La palabra ficción, como ustedes saben, viene del latín figo cuyo significado más propio es modelar, por ejemplo modelar algo en arcilla. De ahí entonces que escribir una ficción vendría a resultar algo equivalente a modelar un mundo, o parte de él, simulando, no obstante, que es real. En tanto que el periodismo equivaldría más bien a escribir una historia, donde historia denota un acaecer que ya ocurrió y que no puede ser modelado. Lo que habrían hecho Poe o Cooke, por ejemplo, sería fingir una historia: esa sería la ficción más completa posible, aquella que rehúsa ser tal. Capote, en cambio, por ejemplo en A sangre fría, habría relatado un hecho perfectamente real haciéndonos creer que lo estaba fingiendo. Esta última sería la realidad en su máxima expresión: una tan pormenorizada que parece un invento. La mejor ficción sería la que se oculta (el ejemplo de Poe); la mejor no ficción tendría tanto detalle que parece un invento (el ejemplo de Capote).

Esa diferencia entre literatura y periodismo que hace pie en la ficción fracasa sin embargo cuando se advierte que para los seres humanos la realidad siempre está mediada por una fantasía –la verdad tiene la estructura de una ficción, dice Lacan–; siempre está cubierta por un envoltorio fantasmático configurado por los temores o los deseos de quien la vive, tal como explica Freud, por ejemplo, en «La novela familiar del neurótico». Lo propio de Alexiévich entonces no sería que escribe non fiction, porque toda escritura que intenta atrapar la realidad preguntándole a quienes la viven acaba inevitablemente atrapando una estructura fantasmática en que la realidad viene envuelta. Cuando Alexiévich, en Voces de Chernobyl, hace hablar a las víctimas no describe hechos brutos sino que da cuenta pormenorizada del significado a través del cual las personas que entrevista y a las que hace hablar en primera persona vivenciaron esos hechos. Y cuando ella habla en primera persona y se entrevista a sí misma no está hablando de ningún hecho bruto, está describiendo la estructura fantasmática –la ficción– con que ella misma asiste a esos testimonios.

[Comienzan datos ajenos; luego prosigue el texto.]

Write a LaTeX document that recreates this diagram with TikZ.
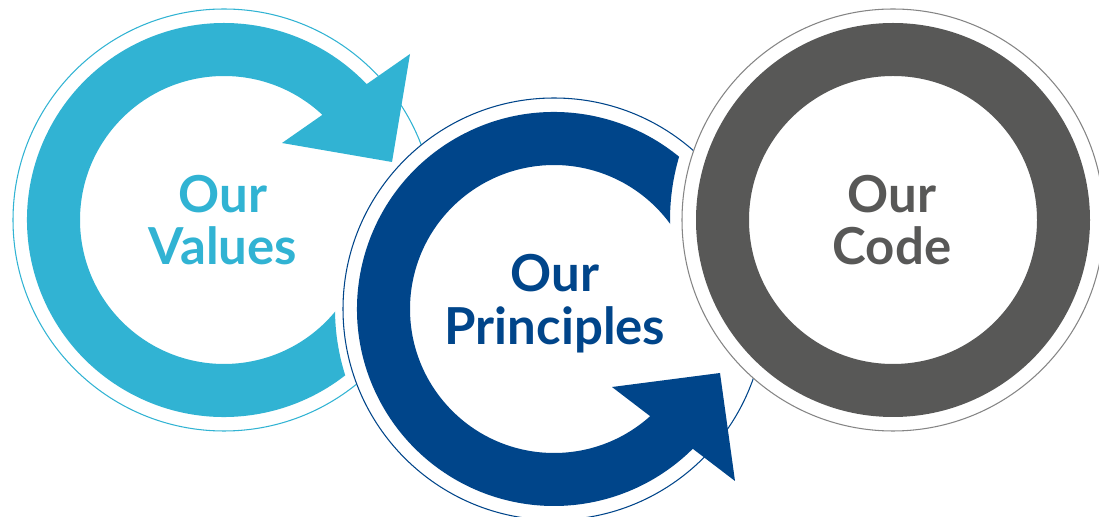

Se suma a lo anterior el que la realidad, cuando está mediada por la escritura, sea literaria o periodística (como se denunció tempranamente por los antiguos), siempre resulta alterada o rebajada, de manera tal que en algún sentido toda escritura es ficción.

¿Qué es lo que hace entonces que Alexié- vich escriba literatura y no simple periodismo? ¿Significa lo anterior que las fronteras están entonces disueltas?

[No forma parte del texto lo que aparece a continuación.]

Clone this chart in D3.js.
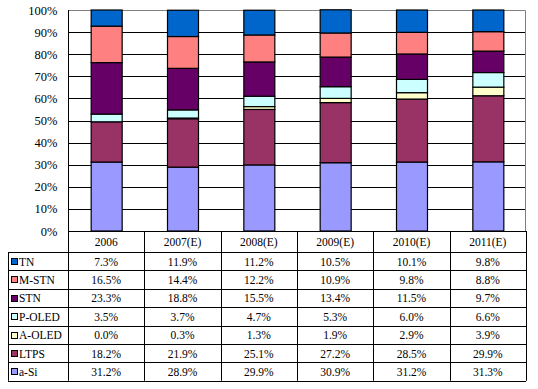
<!DOCTYPE html>
<html><head><meta charset="utf-8">
<script src="https://cdn.jsdelivr.net/npm/d3@7"></script>
<style>body{margin:0;background:#fff}svg{display:block}</style>
</head><body>
<svg id="c" width="538" height="389"></svg>
<script>
const categories = ["2006","2007(E)","2008(E)","2009(E)","2010(E)","2011(E)"];
const seriesNames = ["TN","M-STN","STN","P-OLED","A-OLED","LTPS","a-Si"];
const TN     = [7.3, 11.9, 11.2, 10.5, 10.1, 9.8];
const M_STN  = [16.5, 14.4, 12.2, 10.9, 9.8, 8.8];
const STN    = [23.3, 18.8, 15.5, 13.4, 11.5, 9.7];
const P_OLED = [3.5, 3.7, 4.7, 5.3, 6.0, 6.6];
const A_OLED = [0.0, 0.3, 1.3, 1.9, 2.9, 3.9];
const LTPS   = [18.2, 21.9, 25.1, 27.2, 28.5, 29.9];
const a_Si   = [31.2, 28.9, 29.9, 30.9, 31.2, 31.3];
const yTicks = [0,0.1,0.2,0.3,0.4,0.5,0.6,0.7,0.8,0.9,1.0];
const colors = ["#0066CC","#FF8080","#660066","#CCFFFF","#FFFFCC","#993366","#9999FF"];

const values = [TN, M_STN, STN, P_OLED, A_OLED, LTPS, a_Si];
const rows = categories.map((c,i)=>{const o={cat:c}; seriesNames.forEach((s,j)=>o[s]=values[j][i]); return o;});

const svg = d3.select("#c");
const L=68, R=526, T=10, B=231, tabL=8, rowH=18.4, tabTop=252;
const x = d3.scaleBand().domain(categories).range([L,R]).paddingInner(0.594).paddingOuter(0.297);
const y = d3.scaleLinear().domain([0,1]).range([B,T]);
const colX = d3.scaleBand().domain(categories).range([L,R]);
const font = "'Liberation Serif','DejaVu Serif',serif";

// gridlines
svg.append("g").selectAll("line").data(yTicks.filter(t=>t>0&&t<1)).join("line")
  .attr("x1",L).attr("x2",R).attr("y1",d=>Math.round(y(d))+0.5).attr("y2",d=>Math.round(y(d))+0.5)
  .attr("stroke","#000").attr("stroke-width",1);
// plot frame gray top/right
svg.append("path").attr("d",`M${L},${T+0.5}H${R-0.5}V${B}`).attr("fill","none").attr("stroke","#808080");

// stacked bars
const stackOrder = ["a-Si","LTPS","A-OLED","P-OLED","STN","M-STN","TN"];
const stack = d3.stack().keys(stackOrder).value((d,k)=>d[k]/100);
const layers = stack(rows);
svg.append("g").selectAll("g").data(layers).join("g")
  .attr("fill",d=>colors[seriesNames.indexOf(d.key)])
  .selectAll("rect").data(d=>d).join("rect")
  .attr("x",d=>x(d.data.cat)+0.5).attr("width",x.bandwidth())
  .attr("y",d=>y(d[1])).attr("height",d=>y(d[0])-y(d[1]))
  .attr("stroke","#000").attr("stroke-width",1.2);

// y axis
const yAxis = d3.axisLeft(y).tickValues(yTicks).tickFormat(d3.format(".0%")).tickSize(0).tickPadding(11);
const ga = svg.append("g").attr("transform",`translate(${L+0.5},0)`).call(yAxis);
ga.select(".domain").remove();
ga.selectAll("text").attr("font-family",font).attr("font-size",12.5).attr("fill","#000");

// table
const tg = svg.append("g");
const tabBottom = tabTop + rowH*seriesNames.length;
// horizontal lines
tg.append("line").attr("x1",L).attr("x2",R).attr("y1",B+0.5).attr("y2",B+0.5).attr("stroke","#000");
d3.range(seriesNames.length+1).forEach(i=>{
  const yy = Math.round(tabTop + i*rowH)+0.5;
  tg.append("line").attr("x1",tabL).attr("x2",R).attr("y1",yy).attr("y2",yy).attr("stroke","#000");
});
// vertical lines
tg.append("line").attr("x1",tabL+0.5).attr("x2",tabL+0.5).attr("y1",tabTop).attr("y2",tabBottom).attr("stroke","#000");
const vx = categories.map(c=>colX(c)).concat([R]);
tg.selectAll(".v").data(vx).join("line")
  .attr("x1",d=>Math.round(d)+0.5).attr("x2",d=>Math.round(d)+0.5)
  .attr("y1",d=>d===L?T:B).attr("y2",tabBottom).attr("stroke",(d,i)=>i===vx.length-1?"#000":"#000");
// right gray frame over axis area already; header labels
tg.selectAll(".h").data(categories).join("text")
  .attr("x",d=>colX(d)+colX.bandwidth()/2).attr("y",B+15)
  .attr("text-anchor","middle").attr("font-family",font).attr("font-size",11.5).text(d=>d);
// rows
seriesNames.forEach((s,j)=>{
  const cy = tabTop + j*rowH;
  tg.append("rect").attr("x",11.5).attr("y",Math.round(cy+6)+0.5).attr("width",6).attr("height",6)
    .attr("fill",colors[j]).attr("stroke","#000").attr("stroke-width",1);
  tg.append("text").attr("x",19).attr("y",cy+13.5).attr("font-family",font).attr("font-size",11.5).text(s);
  tg.selectAll(null).data(categories).join("text")
    .attr("x",d=>colX(d)+colX.bandwidth()/2).attr("y",cy+13.5)
    .attr("text-anchor","middle").attr("font-family",font).attr("font-size",11.5)
    .text((d,i)=>values[j][i].toFixed(1)+"%");
});
</script>
</body></html>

La mejor manera, en mi opinión, de distinguir el periodismo de la literatura (que es el problema que la reciente Nobel plantea) consiste en recurrir a la distinción que Teodoro Reik formula entre recuerdo y memoria, o a la de Proust entre memoria consciente e inconsciente. El recuerdo (o en términos de Proust la memoria consciente) fijaría los hechos en su mera facticidad, en su simple acontecer, despojándolos lo  más posible del componente subjetivo o el aura emocional que los envuelve, en tanto la memoria (Proust diría la memoria inconsciente) captura los hechos en su totalidad, atrapando no sólo la facticidad de lo que ocurrió sino la conmoción subjetiva, la atmósfera emocional de la que son portadores. La escritura de la reciente Nobel, por ejemplo, sería literatura y no periodismo no porque ella use las técnicas de la literatura (el diálogo, el montaje de las voces de distintos narradores que se alternan) para narrar la realidad real, sino porque, al capturar los hechos y la subjetividad que ellos despiertan, ella no sólo contribuye a recordar sino que estrictamente hablando rememora. Me parece que aquí –más que en la forma del discurso o en la distinción entre ficción y no ficción– está la diferencia entre periodismo y literatura: la diferencia sería la misma que media entre el simple recuerdo y la memoria. La literatura sería la memoria de la sociedad, el periodismo su simple recuerdo. Por eso un reportaje de largo aliento donde refulge la subjetividad de quienes vivieron un acontecimiento, la suma de emociones que lo acompañaron, arrastrando con ello un mundo, equivale a literatura aunque vaya inserto en el suplemento de un diario. Y por eso también la mera suma de hechos, por pormenorizada y coral que sea, nunca equivale a literatura. Por eso al leer diarios viejos nunca logramos rescatar el mundo que los rodeaba (lo que la fenomenología llama Lebenswelt, el mundo tal como se lo vivió) sino apenas saber de un conjunto de acontecimientos. En cambio, se sabrá más de los años de Chernóbyl, cuando se los rememore en cien años más, leyendo las páginas que disfrazadas de periodismo ha escrito Alexiévich.